Source data:

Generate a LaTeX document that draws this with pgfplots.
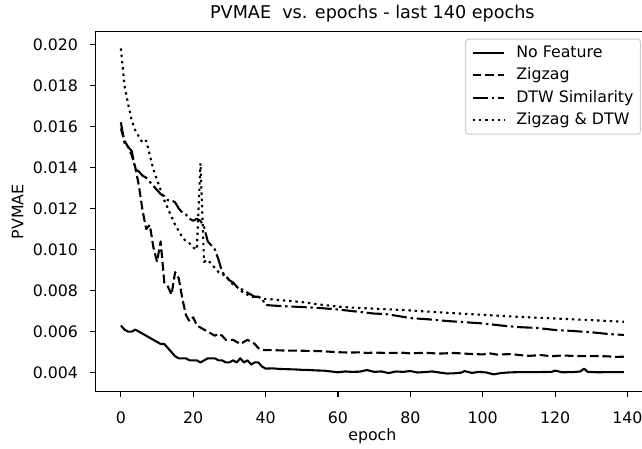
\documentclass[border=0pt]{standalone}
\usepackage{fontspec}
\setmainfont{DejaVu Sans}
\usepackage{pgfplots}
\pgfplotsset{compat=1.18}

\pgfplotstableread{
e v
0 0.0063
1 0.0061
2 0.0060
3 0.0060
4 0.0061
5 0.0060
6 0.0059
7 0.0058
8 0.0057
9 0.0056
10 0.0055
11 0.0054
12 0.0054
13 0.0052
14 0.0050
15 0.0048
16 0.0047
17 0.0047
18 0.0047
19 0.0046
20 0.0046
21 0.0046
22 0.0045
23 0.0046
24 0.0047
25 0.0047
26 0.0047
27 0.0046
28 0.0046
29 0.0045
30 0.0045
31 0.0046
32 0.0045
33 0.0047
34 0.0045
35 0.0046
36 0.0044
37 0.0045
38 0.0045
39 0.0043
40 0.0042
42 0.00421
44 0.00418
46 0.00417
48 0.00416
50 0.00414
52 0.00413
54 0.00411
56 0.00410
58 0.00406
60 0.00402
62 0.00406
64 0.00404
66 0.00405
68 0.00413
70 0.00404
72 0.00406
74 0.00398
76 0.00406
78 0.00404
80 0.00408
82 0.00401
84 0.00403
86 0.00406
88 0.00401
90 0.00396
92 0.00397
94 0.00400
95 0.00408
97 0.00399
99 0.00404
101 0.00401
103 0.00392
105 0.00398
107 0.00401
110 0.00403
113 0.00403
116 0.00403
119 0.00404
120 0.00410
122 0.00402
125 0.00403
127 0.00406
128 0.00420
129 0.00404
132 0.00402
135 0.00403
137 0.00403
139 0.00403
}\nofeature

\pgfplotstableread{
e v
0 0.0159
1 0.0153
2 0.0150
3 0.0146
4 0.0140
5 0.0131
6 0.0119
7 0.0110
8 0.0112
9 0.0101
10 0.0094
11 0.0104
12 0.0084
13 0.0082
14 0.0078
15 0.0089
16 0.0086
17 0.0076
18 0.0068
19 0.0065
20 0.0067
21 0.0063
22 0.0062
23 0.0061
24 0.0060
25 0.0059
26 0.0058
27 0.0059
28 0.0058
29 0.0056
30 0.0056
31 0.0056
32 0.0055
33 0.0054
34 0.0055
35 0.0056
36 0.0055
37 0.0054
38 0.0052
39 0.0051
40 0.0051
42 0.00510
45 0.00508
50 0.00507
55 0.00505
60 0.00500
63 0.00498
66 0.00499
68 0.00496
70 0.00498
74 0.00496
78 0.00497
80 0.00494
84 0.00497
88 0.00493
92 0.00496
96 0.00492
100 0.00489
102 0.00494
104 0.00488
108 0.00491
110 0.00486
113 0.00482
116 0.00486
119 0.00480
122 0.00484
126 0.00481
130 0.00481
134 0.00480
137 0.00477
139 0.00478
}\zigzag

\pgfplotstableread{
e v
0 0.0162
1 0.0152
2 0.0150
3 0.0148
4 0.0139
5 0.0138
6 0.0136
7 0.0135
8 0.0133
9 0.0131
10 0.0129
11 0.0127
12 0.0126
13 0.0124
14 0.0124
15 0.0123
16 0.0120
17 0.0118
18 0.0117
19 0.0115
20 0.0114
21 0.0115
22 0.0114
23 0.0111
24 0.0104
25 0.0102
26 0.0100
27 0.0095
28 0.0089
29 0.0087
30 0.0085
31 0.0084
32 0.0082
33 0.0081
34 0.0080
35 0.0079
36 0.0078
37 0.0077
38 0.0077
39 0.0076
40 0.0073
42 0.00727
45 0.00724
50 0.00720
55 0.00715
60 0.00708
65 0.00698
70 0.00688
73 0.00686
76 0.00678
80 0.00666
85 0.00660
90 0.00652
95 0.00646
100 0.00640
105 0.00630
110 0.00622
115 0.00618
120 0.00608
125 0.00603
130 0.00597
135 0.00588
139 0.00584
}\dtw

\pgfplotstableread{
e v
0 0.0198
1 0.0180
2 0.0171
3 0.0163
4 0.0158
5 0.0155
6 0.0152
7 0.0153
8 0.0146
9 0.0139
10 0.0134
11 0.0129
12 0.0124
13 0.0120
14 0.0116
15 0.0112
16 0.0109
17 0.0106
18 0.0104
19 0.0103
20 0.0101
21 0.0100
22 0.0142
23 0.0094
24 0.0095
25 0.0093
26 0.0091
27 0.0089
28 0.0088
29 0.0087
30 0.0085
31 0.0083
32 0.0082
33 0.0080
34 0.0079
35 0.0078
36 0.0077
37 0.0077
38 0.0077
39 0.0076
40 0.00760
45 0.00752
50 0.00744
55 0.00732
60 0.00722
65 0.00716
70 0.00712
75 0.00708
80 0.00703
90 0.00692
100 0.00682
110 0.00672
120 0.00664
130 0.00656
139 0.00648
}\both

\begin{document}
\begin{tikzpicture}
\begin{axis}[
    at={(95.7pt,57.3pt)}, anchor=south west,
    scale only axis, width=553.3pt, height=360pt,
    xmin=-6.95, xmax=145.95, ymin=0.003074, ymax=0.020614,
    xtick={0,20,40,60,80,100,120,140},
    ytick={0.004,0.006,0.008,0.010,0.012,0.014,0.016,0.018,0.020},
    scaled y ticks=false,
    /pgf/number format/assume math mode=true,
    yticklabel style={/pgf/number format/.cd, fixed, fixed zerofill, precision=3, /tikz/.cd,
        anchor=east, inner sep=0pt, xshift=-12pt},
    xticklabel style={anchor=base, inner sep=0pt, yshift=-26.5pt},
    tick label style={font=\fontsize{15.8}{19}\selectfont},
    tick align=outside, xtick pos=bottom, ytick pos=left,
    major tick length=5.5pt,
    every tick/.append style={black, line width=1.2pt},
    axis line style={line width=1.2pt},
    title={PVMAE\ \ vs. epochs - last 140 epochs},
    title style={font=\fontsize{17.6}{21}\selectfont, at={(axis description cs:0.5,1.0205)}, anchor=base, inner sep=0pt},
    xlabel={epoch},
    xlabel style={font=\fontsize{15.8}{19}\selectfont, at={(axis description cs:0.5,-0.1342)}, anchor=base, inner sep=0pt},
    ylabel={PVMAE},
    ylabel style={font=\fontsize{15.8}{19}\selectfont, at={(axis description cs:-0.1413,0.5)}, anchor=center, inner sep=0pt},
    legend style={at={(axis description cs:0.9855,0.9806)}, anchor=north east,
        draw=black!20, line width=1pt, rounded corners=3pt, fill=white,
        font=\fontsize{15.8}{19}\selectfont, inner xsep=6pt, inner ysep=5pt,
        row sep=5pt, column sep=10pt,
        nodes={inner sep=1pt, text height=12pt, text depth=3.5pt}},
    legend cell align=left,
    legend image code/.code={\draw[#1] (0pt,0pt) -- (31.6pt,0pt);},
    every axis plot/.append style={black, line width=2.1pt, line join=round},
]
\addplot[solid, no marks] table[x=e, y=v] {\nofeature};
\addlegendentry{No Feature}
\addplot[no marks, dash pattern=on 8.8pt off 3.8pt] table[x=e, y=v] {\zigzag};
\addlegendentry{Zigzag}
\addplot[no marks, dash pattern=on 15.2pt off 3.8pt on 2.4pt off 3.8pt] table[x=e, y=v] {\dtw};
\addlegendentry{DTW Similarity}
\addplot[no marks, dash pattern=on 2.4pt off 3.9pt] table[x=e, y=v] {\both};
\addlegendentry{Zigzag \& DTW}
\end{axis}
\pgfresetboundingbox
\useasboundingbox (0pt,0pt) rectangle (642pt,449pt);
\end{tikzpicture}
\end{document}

==

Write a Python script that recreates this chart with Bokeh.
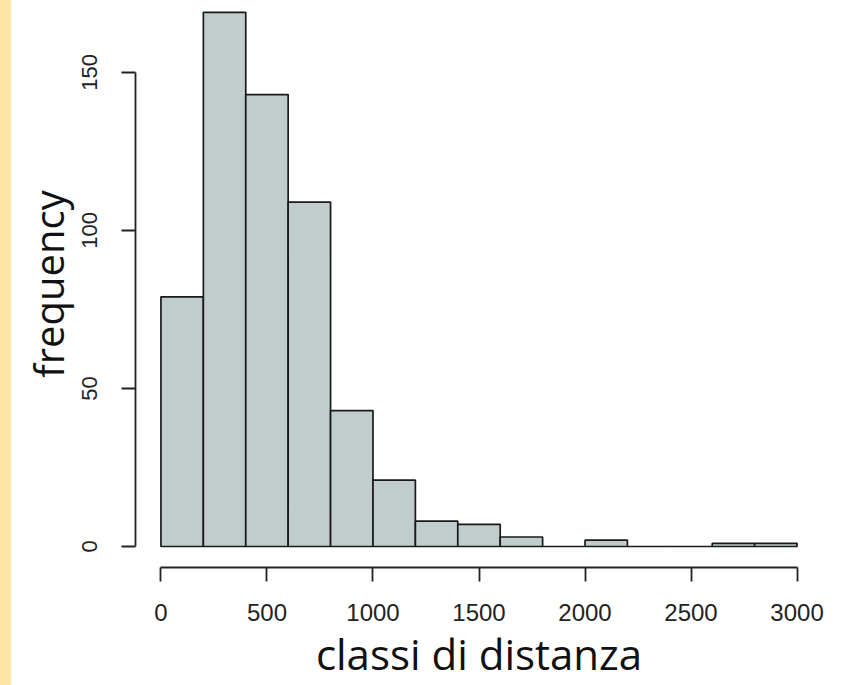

What to do: Return each line that includes "this".

Result of the exercise:
Generate a LaTeX document that draws this with pgfplots.
Write a Python script that recreates this chart with Bokeh.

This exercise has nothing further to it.